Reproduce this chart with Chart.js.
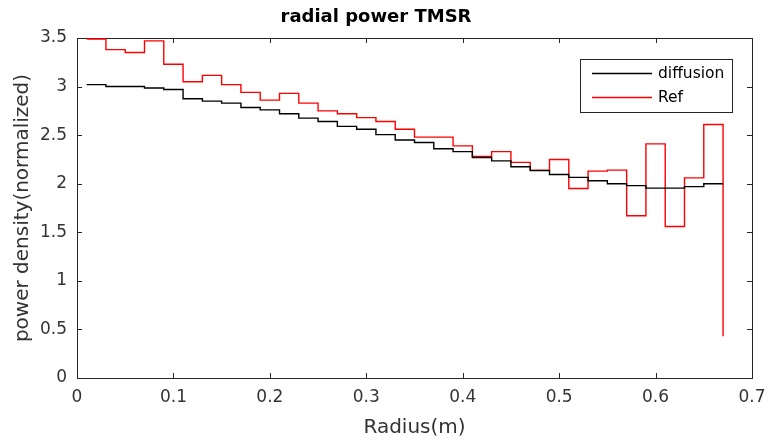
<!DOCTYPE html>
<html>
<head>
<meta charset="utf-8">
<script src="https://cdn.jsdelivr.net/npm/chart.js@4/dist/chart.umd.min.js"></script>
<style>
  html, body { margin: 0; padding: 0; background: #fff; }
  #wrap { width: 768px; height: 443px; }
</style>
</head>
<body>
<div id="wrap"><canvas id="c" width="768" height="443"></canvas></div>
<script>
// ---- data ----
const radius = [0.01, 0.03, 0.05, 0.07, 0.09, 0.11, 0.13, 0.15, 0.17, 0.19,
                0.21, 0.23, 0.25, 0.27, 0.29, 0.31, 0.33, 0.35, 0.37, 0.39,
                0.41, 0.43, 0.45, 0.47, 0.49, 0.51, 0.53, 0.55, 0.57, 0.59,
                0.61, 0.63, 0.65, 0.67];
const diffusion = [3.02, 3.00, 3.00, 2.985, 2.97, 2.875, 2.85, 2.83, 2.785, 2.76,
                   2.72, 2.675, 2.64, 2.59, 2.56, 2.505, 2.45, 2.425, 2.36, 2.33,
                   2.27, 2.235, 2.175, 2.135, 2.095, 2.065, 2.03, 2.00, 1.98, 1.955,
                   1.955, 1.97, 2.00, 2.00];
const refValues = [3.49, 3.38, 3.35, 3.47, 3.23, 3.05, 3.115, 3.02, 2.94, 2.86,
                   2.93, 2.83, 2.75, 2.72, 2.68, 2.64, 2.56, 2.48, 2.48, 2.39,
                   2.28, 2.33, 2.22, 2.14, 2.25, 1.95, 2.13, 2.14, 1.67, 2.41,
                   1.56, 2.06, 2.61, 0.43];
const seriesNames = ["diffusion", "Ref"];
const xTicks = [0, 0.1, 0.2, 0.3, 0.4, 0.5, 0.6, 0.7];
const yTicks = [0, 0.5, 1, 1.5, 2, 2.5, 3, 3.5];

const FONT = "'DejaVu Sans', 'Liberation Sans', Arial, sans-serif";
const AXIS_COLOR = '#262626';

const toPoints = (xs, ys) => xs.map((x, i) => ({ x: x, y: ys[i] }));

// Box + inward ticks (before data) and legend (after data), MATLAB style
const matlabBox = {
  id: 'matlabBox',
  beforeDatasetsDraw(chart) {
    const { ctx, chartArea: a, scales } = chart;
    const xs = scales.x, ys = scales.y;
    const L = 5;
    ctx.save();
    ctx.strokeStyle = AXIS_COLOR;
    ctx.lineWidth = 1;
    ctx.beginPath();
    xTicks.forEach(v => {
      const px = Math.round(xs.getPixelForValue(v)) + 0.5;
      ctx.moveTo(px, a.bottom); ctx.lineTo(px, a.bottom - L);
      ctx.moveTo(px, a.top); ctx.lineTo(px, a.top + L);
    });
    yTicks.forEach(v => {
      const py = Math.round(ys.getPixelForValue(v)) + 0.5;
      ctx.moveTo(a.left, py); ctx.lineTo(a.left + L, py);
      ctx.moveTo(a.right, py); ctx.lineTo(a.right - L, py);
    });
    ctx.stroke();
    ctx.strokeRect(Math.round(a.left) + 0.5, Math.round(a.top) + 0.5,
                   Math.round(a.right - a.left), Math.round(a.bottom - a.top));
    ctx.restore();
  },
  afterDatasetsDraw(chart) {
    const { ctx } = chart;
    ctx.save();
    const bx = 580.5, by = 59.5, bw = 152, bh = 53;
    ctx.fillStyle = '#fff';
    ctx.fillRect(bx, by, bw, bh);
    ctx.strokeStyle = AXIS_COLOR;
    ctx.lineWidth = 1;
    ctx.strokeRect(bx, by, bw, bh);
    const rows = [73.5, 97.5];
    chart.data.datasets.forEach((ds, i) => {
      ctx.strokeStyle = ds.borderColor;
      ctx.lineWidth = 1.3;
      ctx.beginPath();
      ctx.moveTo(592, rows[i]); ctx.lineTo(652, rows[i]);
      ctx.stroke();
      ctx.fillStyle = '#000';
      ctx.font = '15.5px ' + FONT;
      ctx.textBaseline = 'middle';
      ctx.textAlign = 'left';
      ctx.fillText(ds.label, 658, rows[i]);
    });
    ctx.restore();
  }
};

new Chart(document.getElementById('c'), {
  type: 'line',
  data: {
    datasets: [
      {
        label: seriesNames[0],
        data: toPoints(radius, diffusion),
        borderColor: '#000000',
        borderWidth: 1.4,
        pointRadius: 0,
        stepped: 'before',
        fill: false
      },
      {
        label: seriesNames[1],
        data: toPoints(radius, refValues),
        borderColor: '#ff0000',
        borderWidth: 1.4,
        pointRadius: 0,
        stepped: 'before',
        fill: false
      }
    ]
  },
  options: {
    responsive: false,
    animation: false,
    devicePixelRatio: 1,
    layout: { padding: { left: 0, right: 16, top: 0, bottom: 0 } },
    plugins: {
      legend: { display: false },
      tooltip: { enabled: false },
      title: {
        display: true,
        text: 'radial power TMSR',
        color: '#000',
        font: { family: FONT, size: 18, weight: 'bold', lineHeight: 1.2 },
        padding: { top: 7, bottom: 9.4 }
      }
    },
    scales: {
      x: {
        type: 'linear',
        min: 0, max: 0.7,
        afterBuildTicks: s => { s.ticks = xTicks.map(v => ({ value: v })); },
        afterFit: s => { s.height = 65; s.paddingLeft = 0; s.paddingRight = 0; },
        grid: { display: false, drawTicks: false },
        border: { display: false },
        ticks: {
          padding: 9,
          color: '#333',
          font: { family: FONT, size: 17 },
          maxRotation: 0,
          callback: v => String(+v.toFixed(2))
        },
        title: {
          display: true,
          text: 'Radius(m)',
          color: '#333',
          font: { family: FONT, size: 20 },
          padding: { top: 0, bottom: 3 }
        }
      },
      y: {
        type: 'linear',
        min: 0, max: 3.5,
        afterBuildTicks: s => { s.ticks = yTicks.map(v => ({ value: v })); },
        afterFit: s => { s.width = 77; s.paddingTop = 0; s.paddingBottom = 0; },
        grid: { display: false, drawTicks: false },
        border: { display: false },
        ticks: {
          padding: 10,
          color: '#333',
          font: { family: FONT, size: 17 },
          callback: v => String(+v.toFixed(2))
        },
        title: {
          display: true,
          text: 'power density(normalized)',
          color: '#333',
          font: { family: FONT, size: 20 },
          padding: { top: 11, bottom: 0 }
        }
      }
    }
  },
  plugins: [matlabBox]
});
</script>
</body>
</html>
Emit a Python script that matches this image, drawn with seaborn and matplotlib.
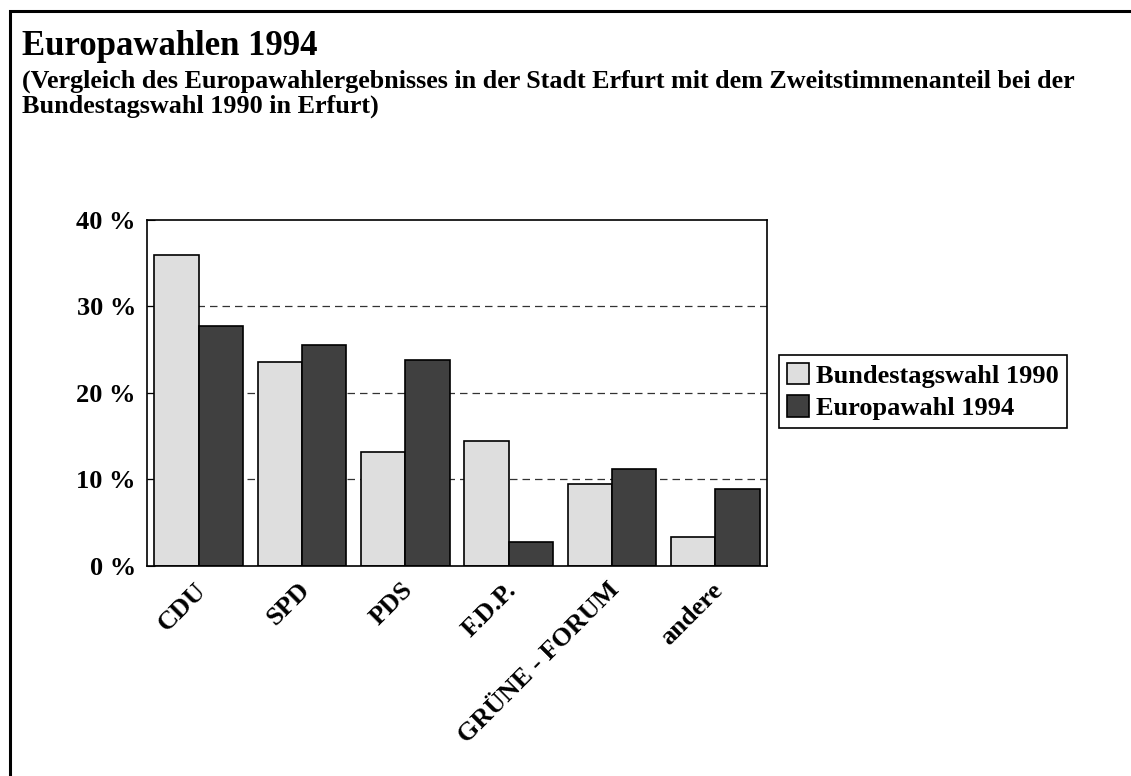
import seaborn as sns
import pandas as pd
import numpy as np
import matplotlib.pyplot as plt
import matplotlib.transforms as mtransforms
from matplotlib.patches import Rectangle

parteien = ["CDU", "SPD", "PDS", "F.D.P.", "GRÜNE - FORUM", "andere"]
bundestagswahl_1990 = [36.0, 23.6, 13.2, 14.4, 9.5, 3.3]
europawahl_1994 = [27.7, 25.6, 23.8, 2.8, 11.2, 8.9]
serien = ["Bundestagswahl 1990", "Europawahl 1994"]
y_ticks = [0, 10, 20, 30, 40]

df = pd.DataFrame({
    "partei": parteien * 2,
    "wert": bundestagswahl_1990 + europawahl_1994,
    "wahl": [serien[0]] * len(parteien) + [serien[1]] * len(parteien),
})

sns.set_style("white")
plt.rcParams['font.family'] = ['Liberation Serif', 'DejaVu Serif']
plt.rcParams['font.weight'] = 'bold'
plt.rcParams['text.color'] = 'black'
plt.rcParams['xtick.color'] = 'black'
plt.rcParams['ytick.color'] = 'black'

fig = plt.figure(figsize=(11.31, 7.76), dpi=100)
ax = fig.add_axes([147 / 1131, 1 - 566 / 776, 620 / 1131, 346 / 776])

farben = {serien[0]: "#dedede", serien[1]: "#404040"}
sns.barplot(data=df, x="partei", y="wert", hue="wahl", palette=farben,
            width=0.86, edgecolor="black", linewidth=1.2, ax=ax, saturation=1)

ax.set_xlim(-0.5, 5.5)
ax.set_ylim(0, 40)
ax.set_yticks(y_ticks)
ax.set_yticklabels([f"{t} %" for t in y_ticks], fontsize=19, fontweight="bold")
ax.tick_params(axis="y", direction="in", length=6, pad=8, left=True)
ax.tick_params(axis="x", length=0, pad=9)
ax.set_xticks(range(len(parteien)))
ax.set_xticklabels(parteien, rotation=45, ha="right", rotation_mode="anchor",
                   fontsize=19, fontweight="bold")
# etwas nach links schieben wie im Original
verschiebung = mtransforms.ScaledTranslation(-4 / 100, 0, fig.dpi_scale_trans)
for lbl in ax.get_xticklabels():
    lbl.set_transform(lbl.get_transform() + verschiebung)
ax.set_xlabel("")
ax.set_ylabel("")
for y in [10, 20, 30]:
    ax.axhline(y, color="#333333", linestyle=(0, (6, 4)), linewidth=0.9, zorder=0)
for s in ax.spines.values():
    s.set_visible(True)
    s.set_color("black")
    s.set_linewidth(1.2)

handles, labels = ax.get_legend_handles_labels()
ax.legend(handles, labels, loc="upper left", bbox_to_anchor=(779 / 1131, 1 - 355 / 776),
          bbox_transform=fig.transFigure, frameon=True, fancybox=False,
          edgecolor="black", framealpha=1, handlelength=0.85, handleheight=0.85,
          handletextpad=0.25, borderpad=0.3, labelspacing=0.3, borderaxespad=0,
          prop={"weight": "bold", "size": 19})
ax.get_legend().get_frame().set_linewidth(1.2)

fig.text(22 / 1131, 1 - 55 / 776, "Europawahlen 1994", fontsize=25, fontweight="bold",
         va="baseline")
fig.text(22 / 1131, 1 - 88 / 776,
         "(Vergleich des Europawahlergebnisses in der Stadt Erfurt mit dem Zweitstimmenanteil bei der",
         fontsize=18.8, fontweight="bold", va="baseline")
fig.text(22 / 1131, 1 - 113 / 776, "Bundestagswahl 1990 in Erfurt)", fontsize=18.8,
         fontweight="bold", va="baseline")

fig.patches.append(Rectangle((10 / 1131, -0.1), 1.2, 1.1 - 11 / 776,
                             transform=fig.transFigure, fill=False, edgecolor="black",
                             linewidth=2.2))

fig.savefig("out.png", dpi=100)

= = = =

WHAT IS REQUIRED
In the records above, find the line with "Emit a Python" and the line with "linewidth=1.2, ax=ax, saturation=1)", then restate word for word only those two lines and all lines between, omitting pictures.

ANSWER TO THE TASK
Emit a Python script that matches this image, drawn with seaborn and matplotlib.
import seaborn as sns
import pandas as pd
import numpy as np
import matplotlib.pyplot as plt
import matplotlib.transforms as mtransforms
from matplotlib.patches import Rectangle

parteien = ["CDU", "SPD", "PDS", "F.D.P.", "GRÜNE - FORUM", "andere"]
bundestagswahl_1990 = [36.0, 23.6, 13.2, 14.4, 9.5, 3.3]
europawahl_1994 = [27.7, 25.6, 23.8, 2.8, 11.2, 8.9]
serien = ["Bundestagswahl 1990", "Europawahl 1994"]
y_ticks = [0, 10, 20, 30, 40]

df = pd.DataFrame({
    "partei": parteien * 2,
    "wert": bundestagswahl_1990 + europawahl_1994,
    "wahl": [serien[0]] * len(parteien) + [serien[1]] * len(parteien),
})

sns.set_style("white")
plt.rcParams['font.family'] = ['Liberation Serif', 'DejaVu Serif']
plt.rcParams['font.weight'] = 'bold'
plt.rcParams['text.color'] = 'black'
plt.rcParams['xtick.color'] = 'black'
plt.rcParams['ytick.color'] = 'black'

fig = plt.figure(figsize=(11.31, 7.76), dpi=100)
ax = fig.add_axes([147 / 1131, 1 - 566 / 776, 620 / 1131, 346 / 776])

farben = {serien[0]: "#dedede", serien[1]: "#404040"}
sns.barplot(data=df, x="partei", y="wert", hue="wahl", palette=farben,
            width=0.86, edgecolor="black", linewidth=1.2, ax=ax, saturation=1)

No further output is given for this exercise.